Input data ->
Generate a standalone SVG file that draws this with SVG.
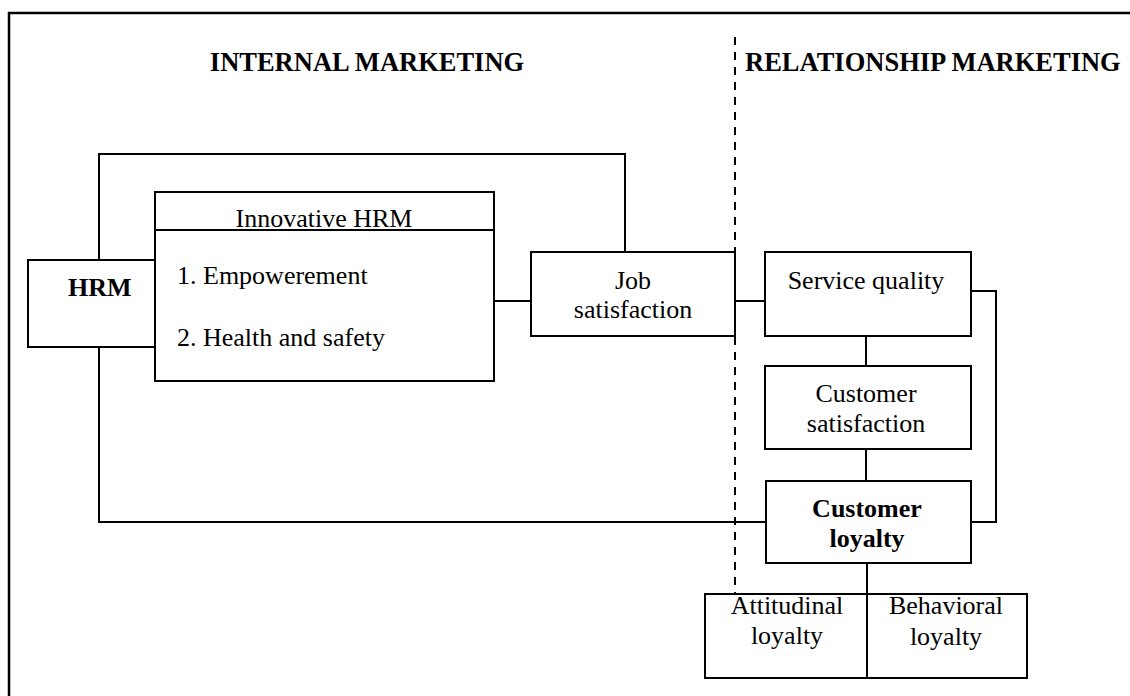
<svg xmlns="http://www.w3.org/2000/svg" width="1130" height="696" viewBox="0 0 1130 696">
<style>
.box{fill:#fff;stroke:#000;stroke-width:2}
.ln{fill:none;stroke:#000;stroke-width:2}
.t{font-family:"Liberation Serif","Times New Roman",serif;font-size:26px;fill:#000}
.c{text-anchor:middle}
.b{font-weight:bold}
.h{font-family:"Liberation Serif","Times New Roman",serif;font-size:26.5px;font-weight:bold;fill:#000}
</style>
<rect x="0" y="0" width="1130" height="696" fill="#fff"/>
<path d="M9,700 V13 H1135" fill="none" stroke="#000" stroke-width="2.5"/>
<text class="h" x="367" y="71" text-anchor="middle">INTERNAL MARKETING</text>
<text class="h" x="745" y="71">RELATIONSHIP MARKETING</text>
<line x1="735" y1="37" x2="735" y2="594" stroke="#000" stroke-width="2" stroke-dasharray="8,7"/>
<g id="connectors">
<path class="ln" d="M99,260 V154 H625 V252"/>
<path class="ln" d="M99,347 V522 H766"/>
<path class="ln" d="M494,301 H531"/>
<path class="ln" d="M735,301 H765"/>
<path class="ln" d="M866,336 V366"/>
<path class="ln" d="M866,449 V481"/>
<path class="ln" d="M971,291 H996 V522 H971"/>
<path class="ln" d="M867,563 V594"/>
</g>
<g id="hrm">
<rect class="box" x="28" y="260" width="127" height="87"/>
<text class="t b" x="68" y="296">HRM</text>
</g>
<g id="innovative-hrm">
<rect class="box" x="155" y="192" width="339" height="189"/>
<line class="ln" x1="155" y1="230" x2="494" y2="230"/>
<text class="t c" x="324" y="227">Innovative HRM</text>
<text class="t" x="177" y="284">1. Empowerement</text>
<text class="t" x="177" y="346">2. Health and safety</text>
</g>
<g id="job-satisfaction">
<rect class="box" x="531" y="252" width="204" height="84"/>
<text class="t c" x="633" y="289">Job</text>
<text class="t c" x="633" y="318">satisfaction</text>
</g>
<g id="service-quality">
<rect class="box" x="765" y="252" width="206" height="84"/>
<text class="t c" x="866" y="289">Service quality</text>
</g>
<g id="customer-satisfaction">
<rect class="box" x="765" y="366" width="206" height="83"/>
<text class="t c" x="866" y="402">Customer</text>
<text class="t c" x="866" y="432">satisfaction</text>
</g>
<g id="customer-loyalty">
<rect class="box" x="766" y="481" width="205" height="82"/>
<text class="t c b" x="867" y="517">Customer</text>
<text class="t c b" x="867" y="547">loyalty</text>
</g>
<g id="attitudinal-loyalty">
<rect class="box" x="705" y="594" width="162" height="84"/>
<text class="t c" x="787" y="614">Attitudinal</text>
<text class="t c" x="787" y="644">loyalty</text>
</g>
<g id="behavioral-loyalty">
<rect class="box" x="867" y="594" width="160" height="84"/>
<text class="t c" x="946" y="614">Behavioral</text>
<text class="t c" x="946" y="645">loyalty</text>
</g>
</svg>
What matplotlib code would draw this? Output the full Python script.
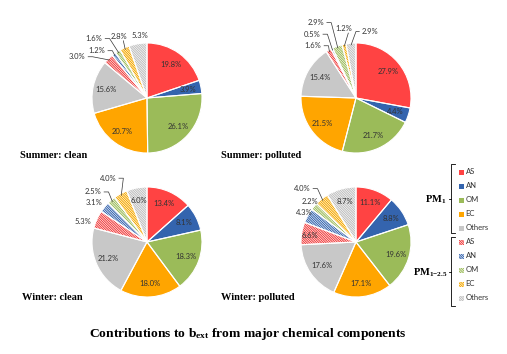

Instructions for the task ->
Each line of the data should be quoted exactly, with pictures left out.

Answer in full ->
Generate a standalone SVG file that draws this with SVG.
<svg xmlns="http://www.w3.org/2000/svg" width="1130" height="696" viewBox="0 0 1130 696">
<style>
.box{fill:#fff;stroke:#000;stroke-width:2}
.ln{fill:none;stroke:#000;stroke-width:2}
.t{font-family:"Liberation Serif","Times New Roman",serif;font-size:26px;fill:#000}
.c{text-anchor:middle}
.b{font-weight:bold}
.h{font-family:"Liberation Serif","Times New Roman",serif;font-size:26.5px;font-weight:bold;fill:#000}
</style>
<rect x="0" y="0" width="1130" height="696" fill="#fff"/>
<path d="M9,700 V13 H1135" fill="none" stroke="#000" stroke-width="2.5"/>
<text class="h" x="367" y="71" text-anchor="middle">INTERNAL MARKETING</text>
<text class="h" x="745" y="71">RELATIONSHIP MARKETING</text>
<line x1="735" y1="37" x2="735" y2="594" stroke="#000" stroke-width="2" stroke-dasharray="8,7"/>
<g id="connectors">
<path class="ln" d="M99,260 V154 H625 V252"/>
<path class="ln" d="M99,347 V522 H766"/>
<path class="ln" d="M494,301 H531"/>
<path class="ln" d="M735,301 H765"/>
<path class="ln" d="M866,336 V366"/>
<path class="ln" d="M866,449 V481"/>
<path class="ln" d="M971,291 H996 V522 H971"/>
<path class="ln" d="M867,563 V594"/>
</g>
<g id="hrm">
<rect class="box" x="28" y="260" width="127" height="87"/>
<text class="t b" x="68" y="296">HRM</text>
</g>
<g id="innovative-hrm">
<rect class="box" x="155" y="192" width="339" height="189"/>
<line class="ln" x1="155" y1="230" x2="494" y2="230"/>
<text class="t c" x="324" y="227">Innovative HRM</text>
<text class="t" x="177" y="284">1. Empowerement</text>
<text class="t" x="177" y="346">2. Health and safety</text>
</g>
<g id="job-satisfaction">
<rect class="box" x="531" y="252" width="204" height="84"/>
<text class="t c" x="633" y="289">Job</text>
<text class="t c" x="633" y="318">satisfaction</text>
</g>
<g id="service-quality">
<rect class="box" x="765" y="252" width="206" height="84"/>
<text class="t c" x="866" y="289">Service quality</text>
</g>
<g id="customer-satisfaction">
<rect class="box" x="765" y="366" width="206" height="83"/>
<text class="t c" x="866" y="402">Customer</text>
<text class="t c" x="866" y="432">satisfaction</text>
</g>
<g id="customer-loyalty">
<rect class="box" x="766" y="481" width="205" height="82"/>
<text class="t c b" x="867" y="517">Customer</text>
<text class="t c b" x="867" y="547">loyalty</text>
</g>
<g id="attitudinal-loyalty">
<rect class="box" x="705" y="594" width="162" height="84"/>
<text class="t c" x="787" y="614">Attitudinal</text>
<text class="t c" x="787" y="644">loyalty</text>
</g>
<g id="behavioral-loyalty">
<rect class="box" x="867" y="594" width="160" height="84"/>
<text class="t c" x="946" y="614">Behavioral</text>
<text class="t c" x="946" y="645">loyalty</text>
</g>
</svg>
What matplotlib code would draw this? Output the full Python script.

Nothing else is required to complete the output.